La permanencia del estilo andaluz en la vestimenta colonial fue extraordinaria, incluso en las regiones donde estas mujeres tuvieron una menor presencia, como el territorio de Quito donde, en la actualidad, la manta nacional ecuatoriana incorpora, al igual que el de las andaluzas, flecos en un lateral. El traje regional andaluz de volantes o “faralaes” fue, por otro lado, el que más influencias dejó en la tradición hispanoamericana, como podemos apreciar en los trajes bolivianos de chola paceña, en la pollera tradicional panameña o el traje típico con el que se baila la cumbia colombiana en Cartagena de Indias.

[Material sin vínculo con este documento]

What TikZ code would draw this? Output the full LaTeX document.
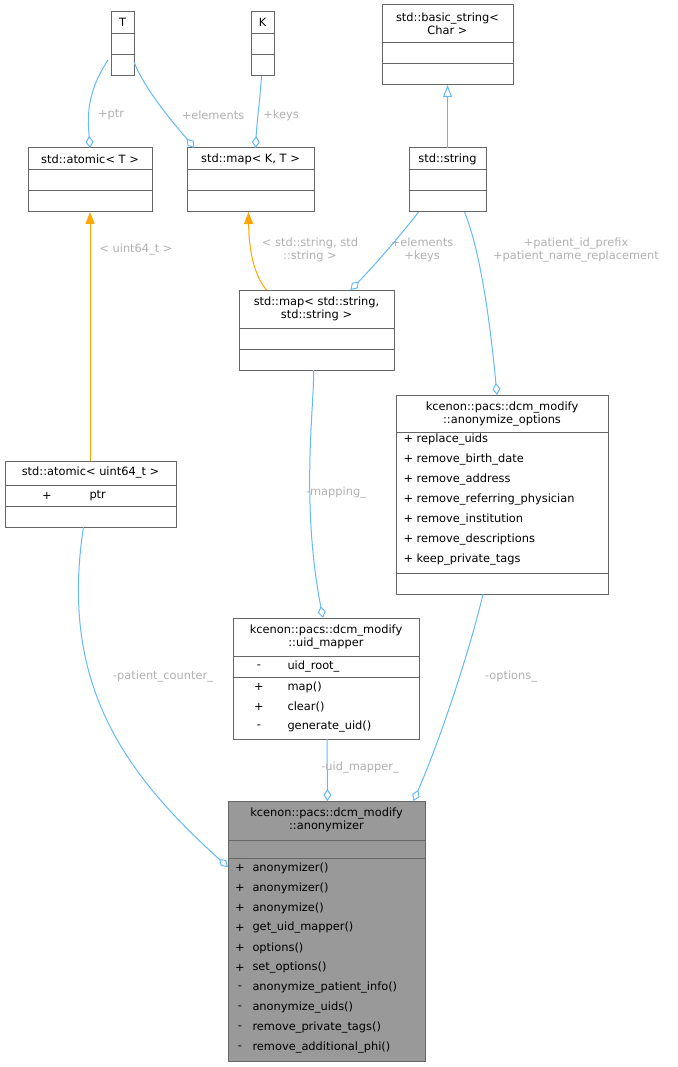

Las tendencias y modos de las mujeres andaluzas también influyeron notoriamente en la vestimenta femenina de ciudades tan relevantes en la América colonial como fueron Lima, México o Buenos Aires. En esta última ciudad, en las postrimerías coloniales, según los relatos de viajeros, mantillas de encaje, peinetas, flores en la sien y abanicos adornaban los cuerpos de las porteñas en una sociedad integrada por pocas pero influyentes mujeres andaluzas. Los abanicos, al igual que en la Andalucía moderna, constituyeron elementos indispensables en los pícaros juegos femeninos de seducción aceptados por la sociedad virreinal. En Lima, además, la influencia de las mujeres andaluzas, principalmente sevillanas y gaditanas, se dejó sentir en la implantación del “tapado”. Esta costumbre, presente en menor medida también en la sociedad colonial mexicana, consistía en cubrirse la cabeza y el rostro mediante el empleo de rebozos, chales, mantos o mantillas, dejando a la vista tan sólo uno de los dos ojos, y dotaba a las mujeres de cierta libertad de movimiento en los espacios públicos gracias a su anonimato, circunstancia por la que en diversas ocasiones esta práctica fue tachada de inmoral y prohibida por las autoridades del Virreinato.

El mestizaje en Hispanoamérica, además de ser un fenómeno biológico, constituyó principalmente un proceso cultural de intercambio y creación. Gracias a la entrada en contacto entre diversas tradiciones, incluida la culinaria, surgieron nuevas formas de atender, satisfacer e, incluso, enloquecer a los paladares. La influencia andaluza se dejó sentir aquí en la introducción en la cocina americana de especias como el clavo y la canela, fundamentales por ejemplo en el actual mole poblano; en la incorporación de nuevos utensilios o técnicas de preparación de los alimentos; en el surgimiento de platos típicos de la gastronomía hispanoamericana, como los mexicanos chiles en nogada, o en el desarrollo de imprescindibles recetas de repostería de los conventos coloniales, como los alfeñiques o los alfajores.

Además de la moda y la gastronomía, junto con las costumbres religiosas y las devociones, las mujeres andaluzas -y en especial las sevillanas- fueron culturalmente determinantes en la exportación de danzas populares como los turdiones o las jácaras. Sin embargo, la labor que consideramos que amerita un mayor reconocimiento fue la que desempeñaron en la fijación del idioma español durante los primeros años de la colonización, años cruciales en la formación del español hablado en el Nuevo Mundo. La evidente relevancia de estas mujeres en la transmisión oral de saberes y la educación de los más jóvenes fue crucial a la hora de conformar este nuevo e inmaterial patrimonio cultural.